What hasn’t Trump done yet?
However, Trump also deputized HHS to pursue an additional, much more aggressive course under Title I: having certain executive-branch officials determine the allocation of "all health and medical resources, including controlling the distribution of such materials … in the civilian market."
In practical terms, this would allow the government to take over the supply chain for certain aspects of the private economy — a striking flex of governmental muscle over the private sector.
This is the action that many medical professionals and state and local officials would like to see, essentially having the government order companies to produce certain goods.
Just because Trump deputized HHS to exercise these powers doesn’t mean that a government takeover of private businesses is starting yet. There’s a practical difference between delegating the authority to an agency and having the agency exercise it. And the latter is what hasn’t happened yet.
Federal Emergency Management Agency Administrator Peter Gaynor was asked about it point-blank on CNN’s State of the Union on March 22.
“Has the president, as of now … ordered any companies to make more of any of these critical supplies?” Jake Tapper asked Gaynor.
"No, we haven't yet," Gaynor replied. The Defense Production Act "really is leverage to demonstrate that we can use it, the president can use it any time."

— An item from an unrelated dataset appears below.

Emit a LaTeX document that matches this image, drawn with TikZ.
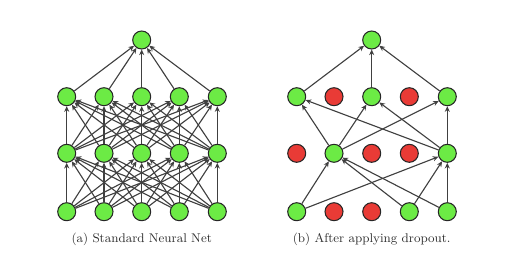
\documentclass[tikz,border=0pt]{standalone}
\usepackage{tikz}
\usetikzlibrary{arrows.meta}
\definecolor{ngreen}{HTML}{6CEB45}
\definecolor{nred}{HTML}{E93B36}
\definecolor{nwire}{HTML}{404040}
\definecolor{ncap}{HTML}{303030}
\tikzset{
  unit/.style={circle,draw=black!85,line width=0.75pt,minimum size=0.45cm,inner sep=0pt},
  keep/.style={unit,fill=ngreen},
  drop/.style={unit,fill=nred},
  wire/.style={-{Stealth[length=4pt,width=3.6pt]},line width=0.8pt,draw=nwire},
  capt/.style={font=\small,text=ncap},
}
\begin{document}
\begin{tikzpicture}[x=0.025cm,y=-0.025cm]
  \useasboundingbox (0,0) rectangle (518,257);
  % (a) standard net
  \foreach \i/\x in {1/66.7,2/104,3/141.7,4/179.3,5/217.3} {
    \node[keep] (a0\i) at (\x,211.7) {};
    \node[keep] (a1\i) at (\x,153.3) {};
    \node[keep] (a2\i) at (\x,96.7) {};
  }
  \node[keep] (aout) at (141.7,40) {};
  \foreach \i in {1,...,5} {
    \foreach \j in {1,...,5} {
      \draw[wire] (a0\i) -- (a1\j);
      \draw[wire] (a1\i) -- (a2\j);
    }
    \draw[wire] (a2\i) -- (aout);
  }
  \node[capt] (acap) at (141.7,239.5) {(a) Standard Neural Net};
  % (b) thinned net
  \node[keep] (b01) at (296.7,211.7) {};
  \node[drop] (b02) at (334,211.7) {};
  \node[drop] (b03) at (371.7,211.7) {};
  \node[keep] (b04) at (409.3,211.7) {};
  \node[keep] (b05) at (447.3,211.7) {};
  \node[drop] (b11) at (296.7,153.3) {};
  \node[keep] (b12) at (334,153.3) {};
  \node[drop] (b13) at (371.7,153.3) {};
  \node[drop] (b14) at (409.3,153.3) {};
  \node[keep] (b15) at (447.3,153.3) {};
  \node[keep] (b21) at (296.7,96.7) {};
  \node[drop] (b22) at (334,96.7) {};
  \node[keep] (b23) at (371.7,96.7) {};
  \node[drop] (b24) at (409.3,96.7) {};
  \node[keep] (b25) at (447.3,96.7) {};
  \node[keep] (bout) at (371.7,40) {};
  \foreach \i in {1,4,5} {
    \draw[wire] (b0\i) -- (b12);
    \draw[wire] (b0\i) -- (b15);
  }
  \foreach \i in {2,5} {
    \foreach \j in {1,3,5} {
      \draw[wire] (b1\i) -- (b2\j);
    }
  }
  \foreach \j in {1,3,5} {
    \draw[wire] (b2\j) -- (bout);
  }
  \node[capt] (bcap) at (371.7,239.5) {(b) After applying dropout.};
\end{tikzpicture}
\end{document}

Gaynor told Tapper that companies are now mobilizing to produce needed equipment, so forcing them to act isn’t necessary. "It's happening without using that lever," he said. "If it comes to a point and we have to pull that lever, we will."
There are some public signs that private companies are willing to switch their production to urgently needed goods. For instance, automakers have floated the idea of converting their idle production lines to ventilator manufacturing, and tech entrepreneur Elon Musk has pledged to start producing masks and ventilators.
But critics, like governors and the three medical trade associations, say that voluntary actions aren’t enough to fill the need quickly.
“I think the federal government should order factories to manufacture masks, gowns, ventilators, the essential medical equipment that is going to make the difference between life and death,” Gov. Andrew Cuomo said March 22. “It’s not hard to make a mask or (personal protective equipment) or a gown, but you need companies to do it.”